Category Archives: Space

Sixty Years Ago And Six Hours Ago

Sixty years ago today I remember my father dragging me out of bed well before dawn and having me watch the black & white TV coverage of Alan Shepard’s 15-minute suborbital flight.

(All images: NASA)

After hours and hours of delay (including the infamous incident with no provisions for certain bodily functions in long, long unexpected delays), Shepard became the first American in space.

America wouldn’t put an astronaut in orbit until February 20, 1962, seven and a half months after Shepard’s flight.

It was a first step for the United States and NASA, desperately looking to catch up with the Russians in the Cold War symbolism of the Space Race.

Six hours ago, SpaceX finally was able to successfully fly and land one of their Starship spacecraft.

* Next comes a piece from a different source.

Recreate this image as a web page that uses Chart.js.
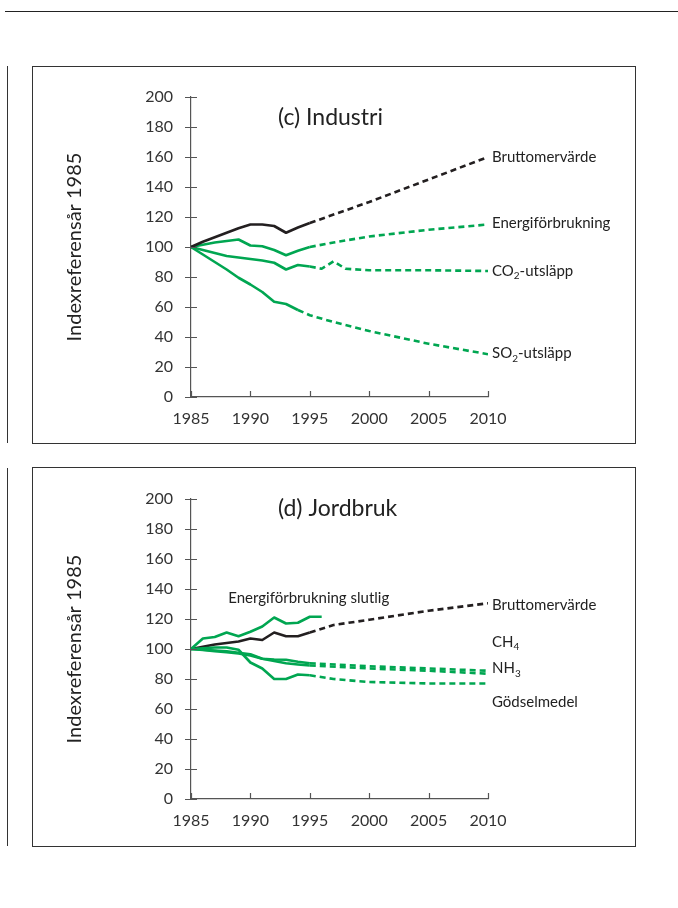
<!DOCTYPE html>
<html>
<head>
<meta charset="utf-8">
<script src="https://cdn.jsdelivr.net/npm/chart.js@4.4.1/dist/chart.umd.min.js"></script>
<style>
	body { margin: 0; background: #fff; width: 678px; height: 908px; position: relative; overflow: hidden; }
	.rule { position: absolute; left: 5px; top: 11px; width: 673px; border-top: 1.5px solid #222; }
	.bar { position: absolute; left: 7px; border-left: 1.5px solid #333; }
	.box { position: absolute; left: 32px; width: 604px; box-sizing: border-box; border: 1px solid #333; }
	.box canvas { position: absolute; left: 0; top: 0; }
</style>
</head>
<body>
<div class="rule"></div>
<div class="bar" style="top:66px;height:377px"></div>
<div class="bar" style="top:468px;height:378px"></div>
<div class="box" style="top:66px;height:378px"><canvas id="industri" width="602" height="376"></canvas></div>
<div class="box" style="top:467px;height:380px"><canvas id="jordbruk" width="602" height="378"></canvas></div>

<script>
// Years
var histYears = [1985, 1986, 1987, 1988, 1989, 1990, 1991, 1992, 1993, 1994, 1995];

// (c) Industri
var indBnpHist    = [100, 103.5, 106.5, 109.5, 112.5, 115, 115, 114, 109.5, 113, 116];
var indBnpYears   = [1995, 2000, 2005, 2010];
var indBnpProj    = [116, 130, 145, 160];
var indEnergiHist = [100, 101.5, 103, 104, 105, 101, 100.5, 98, 94.5, 97.5, 100];
var indEnergiYears = [1995, 1997, 2000, 2005, 2010];
var indEnergiProj = [100, 103, 107, 111.5, 115];
var indCo2Hist    = [100, 98, 96, 94, 93, 92, 91, 89.5, 85, 88, 87];
var indCo2Years   = [1995, 1996, 1997, 1998, 2000, 2005, 2010];
var indCo2Proj    = [87, 85.5, 90.5, 85.5, 84.5, 84.5, 84];
var indSo2HistYears = [1985, 1986, 1987, 1988, 1989, 1990, 1991, 1992, 1993, 1994];
var indSo2Hist    = [100, 95, 90, 85, 79.5, 75, 70, 63.5, 62, 58];
var indSo2Years   = [1994, 1995, 1997, 2000, 2005, 2010];
var indSo2Proj    = [58, 54.5, 50, 44, 35.5, 28.5];

// (d) Jordbruk
var jbEnergiYears = [1985, 1986, 1987, 1988, 1989, 1990, 1991, 1992, 1993, 1994, 1995, 1996];
var jbEnergi      = [100, 107, 108, 111, 108.5, 111.5, 115, 121, 117, 117.5, 121.5, 121.5];
var jbBnpHist     = [100, 101.5, 103, 104, 105, 107, 106, 111, 108.5, 108.5, 111];
var jbBnpYears    = [1995, 1997, 2000, 2005, 2010];
var jbBnpProj     = [111, 116, 119.5, 125.5, 130.5];
var jbCh4Hist     = [100, 99.5, 99, 98.5, 97.5, 96.5, 93.5, 93, 92.8, 91.5, 90.5];
var jbNh3Hist     = [100, 99.3, 98.6, 97.9, 97, 95.7, 93.5, 92, 90.5, 89.7, 89];
var jbProjYears   = [1995, 2000, 2005, 2010];
var jbCh4Proj     = [90.5, 88.5, 87, 85.5];
var jbNh3Proj     = [89, 87, 85.5, 83.5];
var jbGodselHist  = [100, 100.5, 101, 101, 99.5, 91, 87, 80, 80, 83, 82.5];
var jbGodselYears = [1995, 1997, 2000, 2005, 2010];
var jbGodselProj  = [82.5, 80, 78, 77, 77];

var GREEN = '#00a651';
var BLACK = '#231f20';
var FONT = 'Lato, "Open Sans", sans-serif';

function pts(years, values) {
	return years.map(function (y, i) { return { x: y, y: values[i] }; });
}

function series(years, values, color, dashed) {
	return {
		data: pts(years, values),
		borderColor: color,
		borderWidth: 2.6,
		borderDash: dashed ? [6, 4] : [],
		borderCapStyle: 'butt',
		borderJoinStyle: 'round',
		pointRadius: 0,
		tension: 0,
		fill: false
	};
}

// Tick marks, panel title and the line labels
function makeDecor(title, titleDy, notes) {
	return {
		id: 'decor',
		afterDraw: function (chart) {
			var ctx = chart.ctx, xs = chart.scales.x, ys = chart.scales.y;
			ctx.save();
			ctx.strokeStyle = '#555';
			ctx.lineWidth = 1.2;
			ctx.beginPath();
			ys.ticks.forEach(function (t) {
				var y = Math.round(ys.getPixelForValue(t.value)) + 0.5;
				ctx.moveTo(xs.left - 6, y);
				ctx.lineTo(xs.left + 6, y);
			});
			xs.ticks.forEach(function (t) {
				var x = Math.round(xs.getPixelForValue(t.value)) + 0.5;
				ctx.moveTo(x, ys.bottom);
				ctx.lineTo(x, ys.bottom - 6);
			});
			ctx.stroke();

			ctx.fillStyle = '#222';
			ctx.textBaseline = 'middle';
			ctx.textAlign = 'left';
			ctx.font = '23px ' + FONT;
			ctx.fillText(title, xs.left + 87, ys.top + titleDy);

			notes.forEach(function (n) {
				var x = xs.getPixelForValue(n.year) + 4;
				var y = ys.getPixelForValue(n.value);
				ctx.font = '15px ' + FONT;
				ctx.fillText(n.text, x, y);
				if (n.sub) {
					var w = ctx.measureText(n.text).width;
					ctx.font = '10px ' + FONT;
					ctx.fillText(n.sub, x + w, y + 5);
					var w2 = ctx.measureText(n.sub).width;
					ctx.font = '15px ' + FONT;
					ctx.fillText(n.rest || '', x + w + w2, y);
				}
			});
			ctx.restore();
		}
	};
}

function makeChart(id, datasets, decor, padTop, axisH) {
	var tickFont = { family: FONT, size: 16 };
	return new Chart(document.getElementById(id), {
		type: 'line',
		data: { datasets: datasets },
		options: {
			responsive: false,
			animation: false,
			layout: { padding: { top: padTop, right: 147, left: 0, bottom: 0 } },
			plugins: { legend: { display: false }, tooltip: { enabled: false } },
			scales: {
				x: {
					type: 'linear', min: 1985, max: 2010,
					grid: { display: false, drawTicks: false },
					border: { color: '#555', width: 1.2 },
					ticks: { stepSize: 5, padding: 12, color: '#333', font: tickFont,
						callback: function (v) { return String(v); } },
					afterFit: function (s) { s.height = axisH; }
				},
				y: {
					min: 0, max: 200,
					grid: { display: false, drawTicks: false },
					border: { color: '#555', width: 1.2 },
					ticks: { stepSize: 20, padding: 18, color: '#333', font: tickFont },
					title: { display: true, text: 'Indexreferensår 1985', color: '#222',
						font: { family: FONT, size: 20 }, padding: { top: 30 } },
					afterFit: function (s) { s.width = 158; }
				}
			}
		},
		plugins: [decor]
	});
}

makeChart('industri', [
	series(histYears, indBnpHist, BLACK, false),
	series(indBnpYears, indBnpProj, BLACK, true),
	series(histYears, indEnergiHist, GREEN, false),
	series(indEnergiYears, indEnergiProj, GREEN, true),
	series(histYears, indCo2Hist, GREEN, false),
	series(indCo2Years, indCo2Proj, GREEN, true),
	series(indSo2HistYears, indSo2Hist, GREEN, false),
	series(indSo2Years, indSo2Proj, GREEN, true)
], makeDecor('(c) Industri', 21, [
	{ text: 'Bruttomervärde', year: 2010, value: 160 },
	{ text: 'Energiförbrukning', year: 2010, value: 116 },
	{ text: 'CO', sub: '2', rest: '-utsläpp', year: 2010, value: 84 },
	{ text: 'SO', sub: '2', rest: '-utsläpp', year: 2010, value: 29 }
]), 30, 46);

makeChart('jordbruk', [
	series(jbEnergiYears, jbEnergi, GREEN, false),
	series(histYears, jbCh4Hist, GREEN, false),
	series(jbProjYears, jbCh4Proj, GREEN, true),
	series(histYears, jbNh3Hist, GREEN, false),
	series(jbProjYears, jbNh3Proj, GREEN, true),
	series(histYears, jbGodselHist, GREEN, false),
	series(jbGodselYears, jbGodselProj, GREEN, true),
	series(histYears, jbBnpHist, BLACK, false),
	series(jbBnpYears, jbBnpProj, BLACK, true)
], makeDecor('(d) Jordbruk', 10, [
	{ text: 'Energiförbrukning slutlig', year: 1987.8, value: 134 },
	{ text: 'Bruttomervärde', year: 2010, value: 129 },
	{ text: 'CH', sub: '4', rest: '', year: 2010, value: 104.5 },
	{ text: 'NH', sub: '3', rest: '', year: 2010, value: 87 },
	{ text: 'Gödselmedel', year: 2010, value: 64.5 }
]), 31, 47);
</script>
</body>
</html>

SN15 (Serial Number 15) succeeded after the previous four test vehicles (SN8 through SN11) either landed hard and exploded, landed upright and then caught fire and exploded, or never even made it to the landing pad in anything less than a gazillion pieces (after exploding).

But today was the day they did it. Space is hard.

In a couple weeks they’ll test SN16. It might explode, it might not.

In a couple months they’ll be testing SN-thirty-something. It will have a ton of improvements and probably by that point be starting to carry a full crew interior and life support systems.

By the end of the year they’ll be testing the “Super Heavy” boosters which will be designed to boost the Starships into orbit before landing themselves much like the current Falcon 9 boosters do. (In the next week or so, possibly as early as Friday or Saturday, they’ll fly a Falcon 9 for the tenth time.)

Within a year or so they’ll be flying Starship SN-fifty-or-sixty-something into orbit, and then landing and re-using and re-launching ALL OF IT.

Within two or three years (okay, maybe four or five) they’ll be flying Starship vehicles to the moon, with crews of dozens at a time.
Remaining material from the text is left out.